As befits the instrument’s rare, numinous quality, the line of well-known harpists is long yet sparse. It stretches from the mythic antiquity of Orpheus and King David, on through Turlough O’Carolan and Alice Coltrane, and into the new millennium of Joanna Newsom, who was synonymous with the harp in indie music throughout the 2000s. Mary Lattimore quietly picked up that mantle over the next decade, opening a portal between pastoral ambient improvisation and austere arrangement that is distinctly her own.
Now based in Los Angeles but originally from Asheville, Lattimore, a classically trained harpist, started building abstract cathedrals with a looping pedal on the 2013 album The Withdrawing Room. The next year, Thrill Jockey released Slant of Light, a luminous collaboration with the guitarist and synth player Jeff Zeigler. Then a Pew Fellowship grant helped Lattimore tote her large Lyon and Healy harp around California and Texas in a Volvo station wagon, recording At the Dam for Ghostly International, which also released Hundreds of Days in 2018. That album mingled guitar, theremin, piano, and Lattimore’s voice with “ambient music that is every bit as complex and meditative as the work of Pauline Oliveros and Harold Budd,” Pitchfork said.

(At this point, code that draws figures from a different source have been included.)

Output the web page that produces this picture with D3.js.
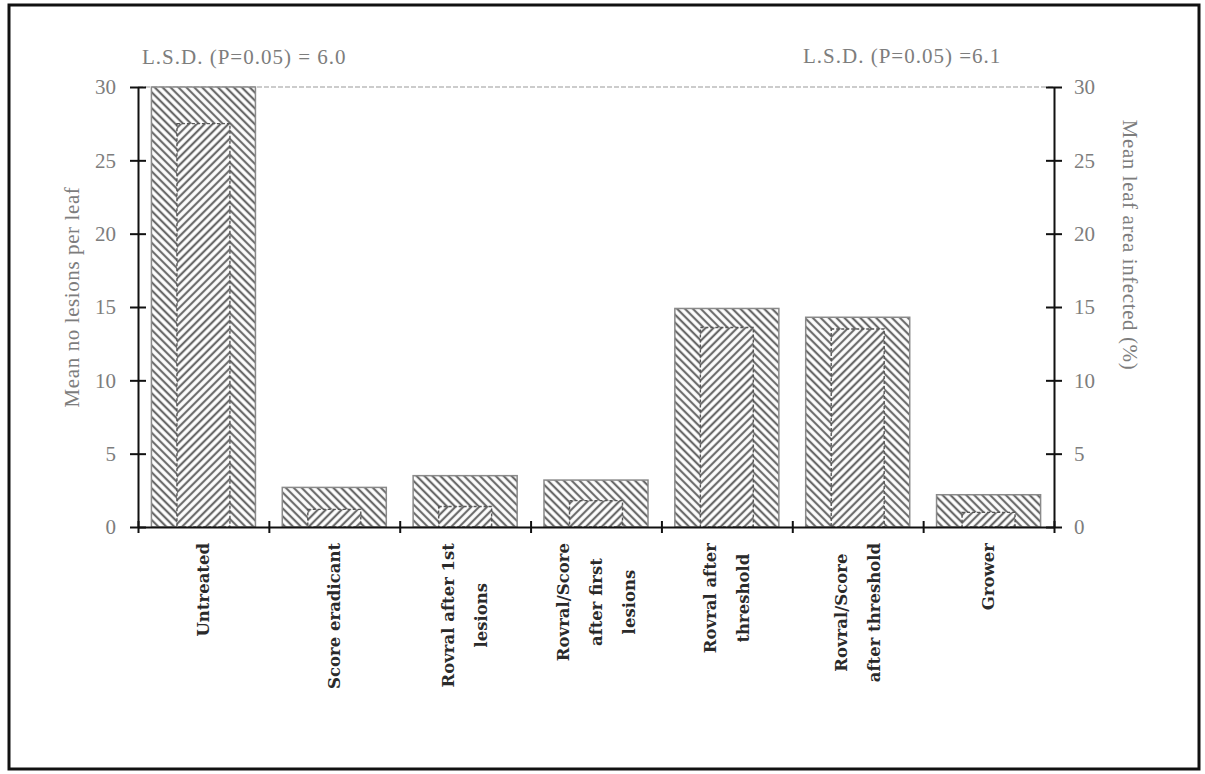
<!DOCTYPE html>
<html>
<head>
<meta charset="utf-8">
<script src="https://cdn.jsdelivr.net/npm/d3@7"></script>
<style>
  html, body { margin: 0; padding: 0; background: #fff; }
  svg { display: block; }
</style>
</head>
<body>
<script>
// Treatments along the x axis ("\n" marks a line break in the label)
const categories = [
  "Untreated",
  "Score eradicant",
  "Rovral after 1st\nlesions",
  "Rovral/Score\nafter first\nlesions",
  "Rovral after\nthreshold",
  "Rovral/Score\nafter threshold",
  "Grower"
];
// Mean number of lesions per leaf (left axis, wide bars)
const lesionsPerLeaf = [30, 2.7, 3.5, 3.2, 14.9, 14.3, 2.2];
// Mean leaf area infected, % (right axis, narrow bars)
const leafAreaInfected = [27.5, 1.2, 1.4, 1.8, 13.6, 13.5, 1.0];
// Axis ticks shared by both y axes
const yTicks = [0, 5, 10, 15, 20, 25, 30];
const lsdLeft = "L.S.D. (P=0.05) = 6.0";
const lsdRight = "L.S.D. (P=0.05) =6.1";

const W = 1205, H = 774;
const plot = { left: 138, right: 1054, top: 87, bottom: 527 };
const serif = "'Liberation Serif', 'Times New Roman', serif";
const labelFont = "'DejaVu Serif', serif";
const gray = "#7d7d7d";

const svg = d3.select("body").append("svg")
  .attr("width", W).attr("height", H);

// Hatch fills: backward diagonals for the wide bars, forward for the narrow ones
const defs = svg.append("defs");
function hatch(id, angle) {
  const s = 5.6;
  const p = defs.append("pattern")
    .attr("id", id)
    .attr("patternUnits", "userSpaceOnUse")
    .attr("width", s).attr("height", s)
    .attr("patternTransform", `rotate(${angle})`);
  p.append("rect").attr("width", s).attr("height", s).attr("fill", "#fff");
  p.append("line").attr("x1", s / 2).attr("y1", 0).attr("x2", s / 2).attr("y2", s)
    .attr("stroke", "#6a6a6a").attr("stroke-width", 2.2);
}
hatch("hatchBack", -45);
hatch("hatchFwd", 45);

// Outer frame
svg.append("rect")
  .attr("x", 9).attr("y", 5).attr("width", 1190).attr("height", 764)
  .attr("fill", "none").attr("stroke", "#111").attr("stroke-width", 3);

const x = d3.scaleBand().domain(categories).range([plot.left, plot.right]).padding(0);
const xEdges = d3.scaleLinear().domain([0, categories.length]).range([plot.left, plot.right]);
const yLeft = d3.scaleLinear().domain([0, 30]).range([plot.bottom, plot.top]);
const yRight = d3.scaleLinear().domain([0, 30]).range([plot.bottom, plot.top]);

// Top border of the plotting area
svg.append("line")
  .attr("x1", plot.left).attr("x2", plot.right)
  .attr("y1", yLeft(30)).attr("y2", yLeft(30))
  .attr("stroke", "#9a9a9a").attr("stroke-width", 1.2)
  .attr("stroke-dasharray", "5,2");

const bw = x.bandwidth();
const outerW = bw * 0.795, innerW = bw * 0.405;

// Wide bars: lesions per leaf
svg.append("g").selectAll("rect")
  .data(categories)
  .join("rect")
  .attr("x", d => x(d) + (bw - outerW) / 2)
  .attr("width", outerW)
  .attr("y", (d, i) => yLeft(lesionsPerLeaf[i]))
  .attr("height", (d, i) => yLeft(0) - yLeft(lesionsPerLeaf[i]))
  .attr("fill", "url(#hatchBack)")
  .attr("stroke", "#8a8a8a").attr("stroke-width", 1.5);

// Narrow bars: % leaf area infected
svg.append("g").selectAll("rect")
  .data(categories)
  .join("rect")
  .attr("x", d => x(d) + (bw - innerW) / 2)
  .attr("width", innerW)
  .attr("y", (d, i) => yRight(leafAreaInfected[i]))
  .attr("height", (d, i) => yRight(0) - yRight(leafAreaInfected[i]))
  .attr("fill", "url(#hatchFwd)")
  .attr("stroke", "#555").attr("stroke-width", 1.4)
  .attr("stroke-dasharray", "3,2");

// Make each tick mark cross its axis line
function crossTicks(g, half, vertical) {
  g.selectAll(".tick line")
    .attr(vertical ? "x1" : "y1", -half)
    .attr(vertical ? "x2" : "y2", half)
    .attr("stroke", "#111").attr("stroke-width", 2);
  g.select(".domain").attr("stroke", "#111").attr("stroke-width", 2);
}

// Left y axis
const gL = svg.append("g")
  .attr("transform", `translate(${plot.left},0)`)
  .call(d3.axisLeft(yLeft).tickValues(yTicks).tickSize(8).tickSizeOuter(0).tickPadding(14));
crossTicks(gL, 8, true);
gL.selectAll(".tick text")
  .attr("font-family", serif).attr("font-size", 21).attr("fill", gray);

// Right y axis
const gR = svg.append("g")
  .attr("transform", `translate(${plot.right},0)`)
  .call(d3.axisRight(yRight).tickValues(yTicks).tickSize(8).tickSizeOuter(0).tickPadding(12));
crossTicks(gR, 8, true);
gR.selectAll(".tick text")
  .attr("font-family", serif).attr("font-size", 21).attr("fill", gray);

// Bottom axis with ticks between the treatments
const gB = svg.append("g")
  .attr("transform", `translate(0,${plot.bottom})`)
  .call(d3.axisBottom(xEdges).tickValues(d3.range(categories.length + 1))
    .tickFormat("").tickSize(6).tickSizeOuter(0));
crossTicks(gB, 6, false);

// Treatment labels, rotated, lines centred on each other
const labelTop = 543;
const lg = svg.append("g");
categories.forEach(cat => {
  const lines = cat.split("\n");
  const cx = x(cat) + bw / 2;
  const step = 33;
  const texts = lines.map((line, j) => {
    const lx = cx + (j - (lines.length - 1) / 2) * step;
    return lg.append("text")
      .attr("font-family", labelFont).attr("font-size", 16.5)
      .attr("font-weight", "bold")
      .attr("fill", "#2a2a2a")
      .attr("text-anchor", "middle")
      .attr("dy", "0.35em")
      .attr("data-x", lx)
      .text(line);
  });
  const maxLen = d3.max(texts, t => t.node().getComputedTextLength());
  texts.forEach(t => {
    const lx = +t.attr("data-x");
    t.attr("transform", `translate(${lx},${labelTop + maxLen / 2}) rotate(-90)`)
      .attr("data-x", null);
  });
});

// Axis titles
svg.append("text")
  .attr("transform", `translate(72,297) rotate(-90)`)
  .attr("text-anchor", "middle").attr("dy", "0.35em")
  .attr("font-family", serif).attr("font-size", 21).attr("fill", gray)
  .attr("letter-spacing", 0.6)
  .text("Mean no lesions per leaf");

svg.append("text")
  .attr("transform", `translate(1130,245) rotate(90)`)
  .attr("text-anchor", "middle").attr("dy", "0.35em")
  .attr("font-family", serif).attr("font-size", 21).attr("fill", gray)
  .attr("letter-spacing", 0.6)
  .text("Mean leaf area infected (%)");

// LSD annotations
svg.append("text")
  .attr("x", 142).attr("y", 64)
  .attr("font-family", serif).attr("font-size", 21).attr("fill", gray)
  .attr("letter-spacing", 1)
  .text(lsdLeft);
svg.append("text")
  .attr("x", 803).attr("y", 63)
  .attr("font-family", serif).attr("font-size", 21).attr("fill", gray)
  .attr("letter-spacing", 1)
  .text(lsdRight);
</script>
</body>
</html>
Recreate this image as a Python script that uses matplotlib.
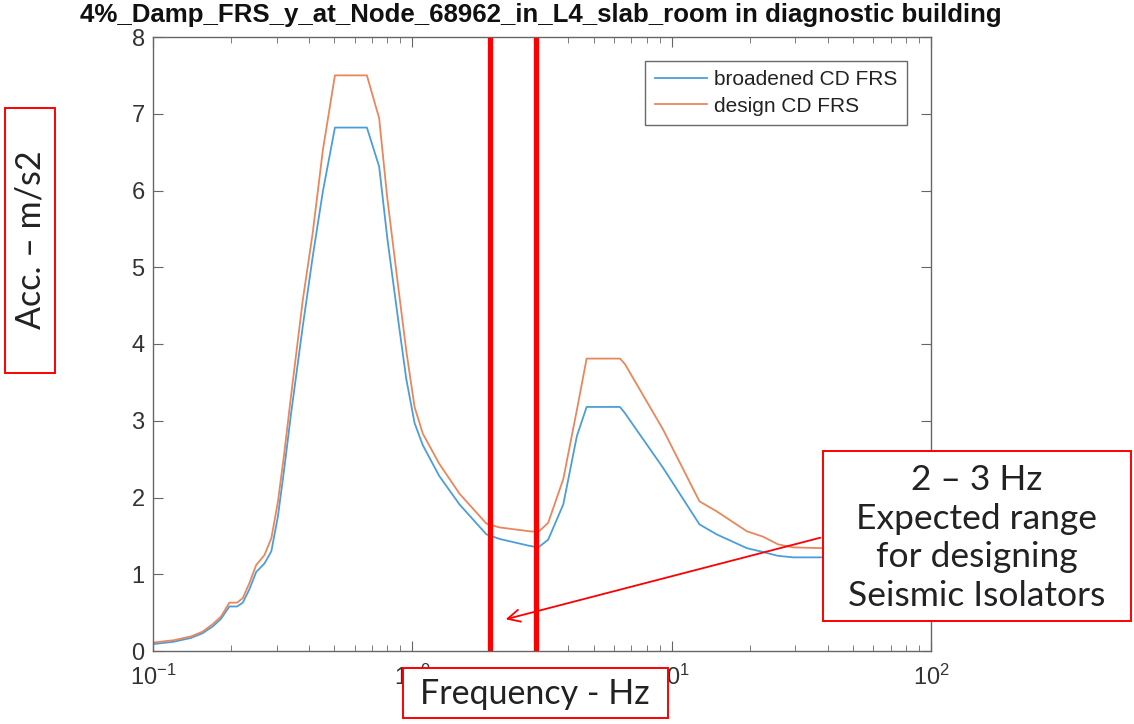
import matplotlib
matplotlib.use('Agg')
import matplotlib.pyplot as plt
from matplotlib.patches import Rectangle, FancyArrowPatch
from matplotlib.ticker import LogLocator, NullFormatter

# ---- data ----
freq = [0.10, 0.12, 0.14, 0.155, 0.17, 0.183, 0.197, 0.211, 0.222, 0.235,
        0.25, 0.269, 0.286, 0.303, 0.32, 0.34, 0.378, 0.413, 0.452, 0.503,
        0.668, 0.745, 0.80, 0.879, 0.947, 1.02, 1.098, 1.27, 1.52, 1.93,
        2.17, 2.83, 3.06, 3.34, 3.82, 4.31, 4.70, 6.32, 6.6, 9.25,
        12.8, 14.9, 19.5, 22.5, 25.7, 29.4, 37.8, 60, 100]
design = [0.11, 0.14, 0.19, 0.25, 0.35, 0.45, 0.63, 0.63, 0.69, 0.88,
          1.12, 1.25, 1.47, 1.94, 2.55, 3.30, 4.57, 5.45, 6.53, 7.50,
          7.50, 6.94, 5.91, 4.79, 3.92, 3.18, 2.83, 2.44, 2.05, 1.66,
          1.61, 1.56, 1.55, 1.67, 2.24, 3.14, 3.81, 3.81, 3.74, 2.89,
          1.95, 1.82, 1.56, 1.49, 1.39, 1.35, 1.34, 1.33, 1.33]
broadened = [0.09, 0.12, 0.17, 0.23, 0.32, 0.42, 0.58, 0.58, 0.63, 0.80,
             1.03, 1.14, 1.30, 1.75, 2.35, 3.07, 4.23, 5.14, 5.99, 6.82,
             6.82, 6.31, 5.39, 4.35, 3.55, 2.97, 2.68, 2.28, 1.91, 1.52,
             1.46, 1.37, 1.35, 1.45, 1.91, 2.80, 3.18, 3.18, 3.10, 2.39,
             1.65, 1.52, 1.34, 1.29, 1.24, 1.22, 1.22, 1.21, 1.21]
isolator_range = [2, 3]
series_labels = ['broadened CD FRS', 'design CD FRS']
title = '4%_Damp_FRS_y_at_Node_68962_in_L4_slab_room in diagnostic building'
xlabel = 'Frequency - Hz'
ylabel = 'Acc. \u2013 m/s2'
note = '2 \u2013 3 Hz\nExpected range\nfor designing\nSeismic Isolators'

BLUE = '#4C9ED9'
ORANGE = '#E9875C'
RED = '#FF0000'
W, H = 1134, 724

plt.rcParams['font.family'] = ['Liberation Sans', 'DejaVu Sans']

fig = plt.figure(figsize=(W / 100, H / 100), dpi=100)
L, R, T, B = 153, 931, 37, 651
ax = fig.add_axes([L / W, 1 - B / H, (R - L) / W, (B - T) / H])

ax.plot(freq, broadened, color=BLUE, lw=1.3, label=series_labels[0])
ax.plot(freq, design, color=ORANGE, lw=1.3, label=series_labels[1])
for f in isolator_range:
    ax.axvline(f, ymin=0, ymax=0.995, color=RED, lw=3.8, zorder=3)

ax.set_xscale('log')
ax.set_xlim(0.1, 100)
ax.set_ylim(0, 8)
ax.set_yticks(range(0, 9))
ax.xaxis.set_minor_locator(LogLocator(base=10, subs=range(2, 10)))
ax.xaxis.set_minor_formatter(NullFormatter())

for s in ax.spines.values():
    s.set_color('#666666')
    s.set_linewidth(1.0)
ax.tick_params(which='both', direction='in', top=True, right=True,
               color='#666666', labelcolor='#333333', labelsize=17)
ax.tick_params(which='major', length=7)
ax.tick_params(which='minor', length=4)
ax.tick_params(axis='x', pad=10)
ax.tick_params(axis='y', pad=6)

leg = ax.legend(loc='upper right', bbox_to_anchor=(0.969, 0.961), borderaxespad=0,
                fontsize=15, frameon=True, fancybox=False, handlelength=2.5,
                labelcolor='#222222', borderpad=0.45, labelspacing=0.35,
                handletextpad=0.35)
leg.get_frame().set_edgecolor('#444444')
leg.get_frame().set_linewidth(1.0)

fig.text(541 / W, 1 - 15 / H, title, ha='center', va='center',
         fontsize=18.6, fontweight='bold', color='#111111')

label_font = ['Lato', 'DejaVu Sans']

def fig_box(x0, y0, x1, y1):
    r = Rectangle((x0 / W, 1 - y1 / H), (x1 - x0) / W, (y1 - y0) / H,
                  transform=fig.transFigure, facecolor='white',
                  edgecolor=RED, lw=1.4, zorder=5)
    fig.patches.append(r)

# y label box
fig_box(5, 108, 55, 373)
fig.text(31 / W, 1 - 240 / H, ylabel, rotation=90, ha='center', va='center',
         fontsize=24.5, family=label_font, color='#222222', zorder=6)

# x label box
fig_box(403, 668, 668, 718)
fig.text(535 / W, 1 - 694 / H, xlabel, ha='center', va='center',
         fontsize=24.5, family=label_font, color='#222222', zorder=6)

# arrow
arr = FancyArrowPatch((823 / W, 1 - 537 / H), (503 / W, 1 - 620 / H),
                      transform=fig.transFigure, arrowstyle='->',
                      mutation_scale=22, color=RED, lw=1.3, zorder=4)
fig.patches.append(arr)

# annotation box
fig_box(823, 451, 1131, 621)
fig.text(977 / W, 1 - 538 / H, note, ha='center', va='center',
         fontsize=25.5, family=label_font, color='#222222',
         linespacing=1.25, zorder=6)

fig.savefig('out.png', dpi=100)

After a pair of fine collaborations on the keenly curated North Carolina imprint Three Lobed Records—Ghost Forests with Meg Baird and New Rain Duets with Mac McCaughan in modular-synth mode—Lattimore released her best album yet in 2020: Silver Ladders, on which she worked with Slowdive’s Neil Halstead to sculpt her edifices of light and fog into more songful shapes than ever before.